From today’s edition of the New York Post …
The hedge-fund ploy that’s aborting miracle medicines
Hedge-fund investors are coming to raid your medicine cabinet.
Cutting-edge treatments for diseases affecting millions of Americans are threatened by Wall Street’s latest moneymaking scheme. The ploy: Hedge funds bet against a drug company’s stock price, launch attacks against the firm’s patents on its best-selling medicines and then reap windfall profits when investors panic and the stock price plummets.
Unless Congress protects pharmaceutical-research firms from these assaults, funding for drug discovery will dry up and many new treatments won’t ever make it into the hands of patients.
Hedge-fund manager Kyle Bass pioneered the strategy, which relies on a new legal procedure known as “inter partes review,” or IPR. This year, Bass — who previously made $590 million betting that homeowners wouldn’t be able to make their mortgage payments during the financial crisis — filed a review against Acorda Therapeutics’ patent on a drug that helps multiple-sclerosis patients walk. The challenge caused Acorda’s share price to crash by 10 percent.
Wall Street began exploiting the system after Congress created the Patent Trial and Appeal Board, a new arm of the Patent Office tasked with taking a second look at patents that some consider too vague. Since its formation in 2013, the board has proven so hungry to annihilate patents that it’s been called a patent “death squad.” Even the board’s own chief judge has started to admit “the number of patents [going down] is starting to get excessive.”
Bass quickly saw how the board was wiping out patents and jumped at the chance to make money from a self-fulfilling prophecy: challenge the patent and short the company’s stock to profit on the market’s reaction.
Other funds have copied Bass’ strategy. The Mangrove Partners Master Fund acquired a 270,000-share “short” position in VirnetX, which owns patents for a Internet-privacy technology. Within weeks of filing two reviews against VirnetX patents, Mangrove unwound its short position, profiting from an 8 percent drop in the stock price.
Although these reviews can be filed against any patent, they’re particularly threatening to medicine patents and the companies that own them.

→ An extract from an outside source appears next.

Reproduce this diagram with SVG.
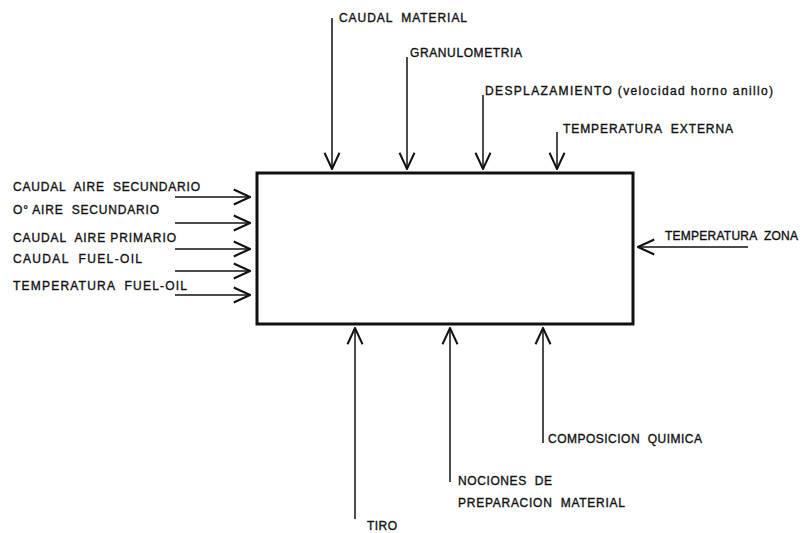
<svg xmlns="http://www.w3.org/2000/svg" width="812" height="533" viewBox="0 0 812 533">
<style>
text{font-family:"Liberation Sans",Arial,sans-serif;font-size:12px;fill:#111;stroke:#111;stroke-width:0.35;white-space:pre;}
.c line{stroke:#111;stroke-width:1.5;fill:none;marker-end:url(#ah);}
</style>
<defs>
<marker id="ah" markerUnits="userSpaceOnUse" markerWidth="20" markerHeight="20" viewBox="-15 -8 16 16" refX="0" refY="0" orient="auto">
<path d="M-13,-6 L0,0 L-13,6" fill="none" stroke="#111" stroke-width="1.6"/>
</marker>
</defs>
<rect width="812" height="533" fill="#fff"/>
<g id="proceso">
<rect x="257" y="173" width="376" height="151" fill="none" stroke="#111" stroke-width="3"/>
</g>
<g id="connectors" class="c">
<line x1="332" y1="18" x2="332" y2="169"/>
<line x1="407" y1="57" x2="407" y2="169"/>
<line x1="483" y1="95" x2="483" y2="169"/>
<line x1="557" y1="132" x2="557" y2="169"/>
<line x1="175" y1="197" x2="250" y2="197"/>
<line x1="175" y1="223" x2="250" y2="223"/>
<line x1="175" y1="249" x2="250" y2="249"/>
<line x1="175" y1="271" x2="250" y2="271"/>
<line x1="175" y1="295" x2="250" y2="295"/>
<line x1="748" y1="247" x2="638" y2="247"/>
<line x1="355" y1="519" x2="355" y2="328"/>
<line x1="450" y1="482" x2="450" y2="328"/>
<line x1="543" y1="443" x2="543" y2="328"/>
</g>
<g id="caudal-material"><text x="339" y="21.5" textLength="128" lengthAdjust="spacing">CAUDAL  MATERIAL</text></g>
<g id="granulometria"><text x="410" y="56.5" textLength="112" lengthAdjust="spacing">GRANULOMETRIA</text></g>
<g id="desplazamiento"><text x="485" y="94.5" textLength="288" lengthAdjust="spacing">DESPLAZAMIENTO (velocidad horno anillo)</text></g>
<g id="temperatura-externa"><text x="563" y="132.5" textLength="170" lengthAdjust="spacing">TEMPERATURA  EXTERNA</text></g>
<g id="caudal-aire-secundario"><text x="13" y="191" textLength="187" lengthAdjust="spacing">CAUDAL  AIRE  SECUNDARIO</text></g>
<g id="grado-aire-secundario"><text x="13" y="214" textLength="146" lengthAdjust="spacing">O° AIRE  SECUNDARIO</text></g>
<g id="caudal-aire-primario"><text x="13" y="242" textLength="163" lengthAdjust="spacing">CAUDAL  AIRE PRIMARIO</text></g>
<g id="caudal-fuel-oil"><text x="13" y="263" textLength="129" lengthAdjust="spacing">CAUDAL  FUEL-OIL</text></g>
<g id="temperatura-fuel-oil"><text x="13" y="290" textLength="174" lengthAdjust="spacing">TEMPERATURA  FUEL-OIL</text></g>
<g id="temperatura-zona"><text x="665" y="240" textLength="133" lengthAdjust="spacing">TEMPERATURA  ZONA</text></g>
<g id="tiro"><text x="367" y="530" textLength="30" lengthAdjust="spacing">TIRO</text></g>
<g id="nociones"><text x="458" y="485" textLength="94" lengthAdjust="spacing">NOCIONES  DE</text><text x="458" y="507" textLength="167" lengthAdjust="spacing">PREPARACION  MATERIAL</text></g>
<g id="composicion"><text x="548" y="443" textLength="154" lengthAdjust="spacing">COMPOSICION  QUIMICA</text></g>
</svg>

David Winwood, an executive at Louisiana State University’s Biomedical Research Center, explains that “most often, a startup company’s sole asset is a patent application or issued patent, upon which the company’s fortune lays.”
With the cost of developing a new drug estimated at nearly $2.6 billion, biotech companies need strong patent protection to attract funding and keep competitors out of the marketplace while they recoup their investment. Wall Street’s abuse of these pharmaceutical reviews weakens patents and makes medical research look increasingly like a poor investment.
And with more than 110 petitions filed against pharmaceutical patents in fiscal 2015 — roughly double 2014’s total — the threat to R&D funding is only growing.
Fortunately, Congress can protect drug-development efforts while still enabling judges to weed out bad patents.
Under the Hatch-Waxman Act, more than 80 percent of drug patents are already challenged by companies seeking to enter the market with generics — compared with only 14 percent in the 1990s. Another law, known in Washington as “BPCIA,” also encourages challenges to pharmaceutical patents.
In short, if a drug patent is actually too vague, generic manufacturers can challenge and invalidate it and enter the market. IPR challenges simply aren’t necessary.
That’s why Congress needs to exempt pharmaceutical patents approved by the FDA from these challenges. Such an exemption would ensure that Wall Street profiteers don’t deprive innovators of research funding, while still being able to take down vague tech patents.
Preserving the existing patent-challenge procedures will ensure that companies have the confidence to invest in research and development. The laws give patents adequate protection, enabling firms to recoup the decades and billions of dollars invested in drug research.
Armed with that confidence and shielded from hedge-fund attacks, research firms will continue to create the innovative, life-saving treatments patients need.
Peter J. Pitts, a former FDA associate commissioner, is president of the Center for Medicine in the Public Interest.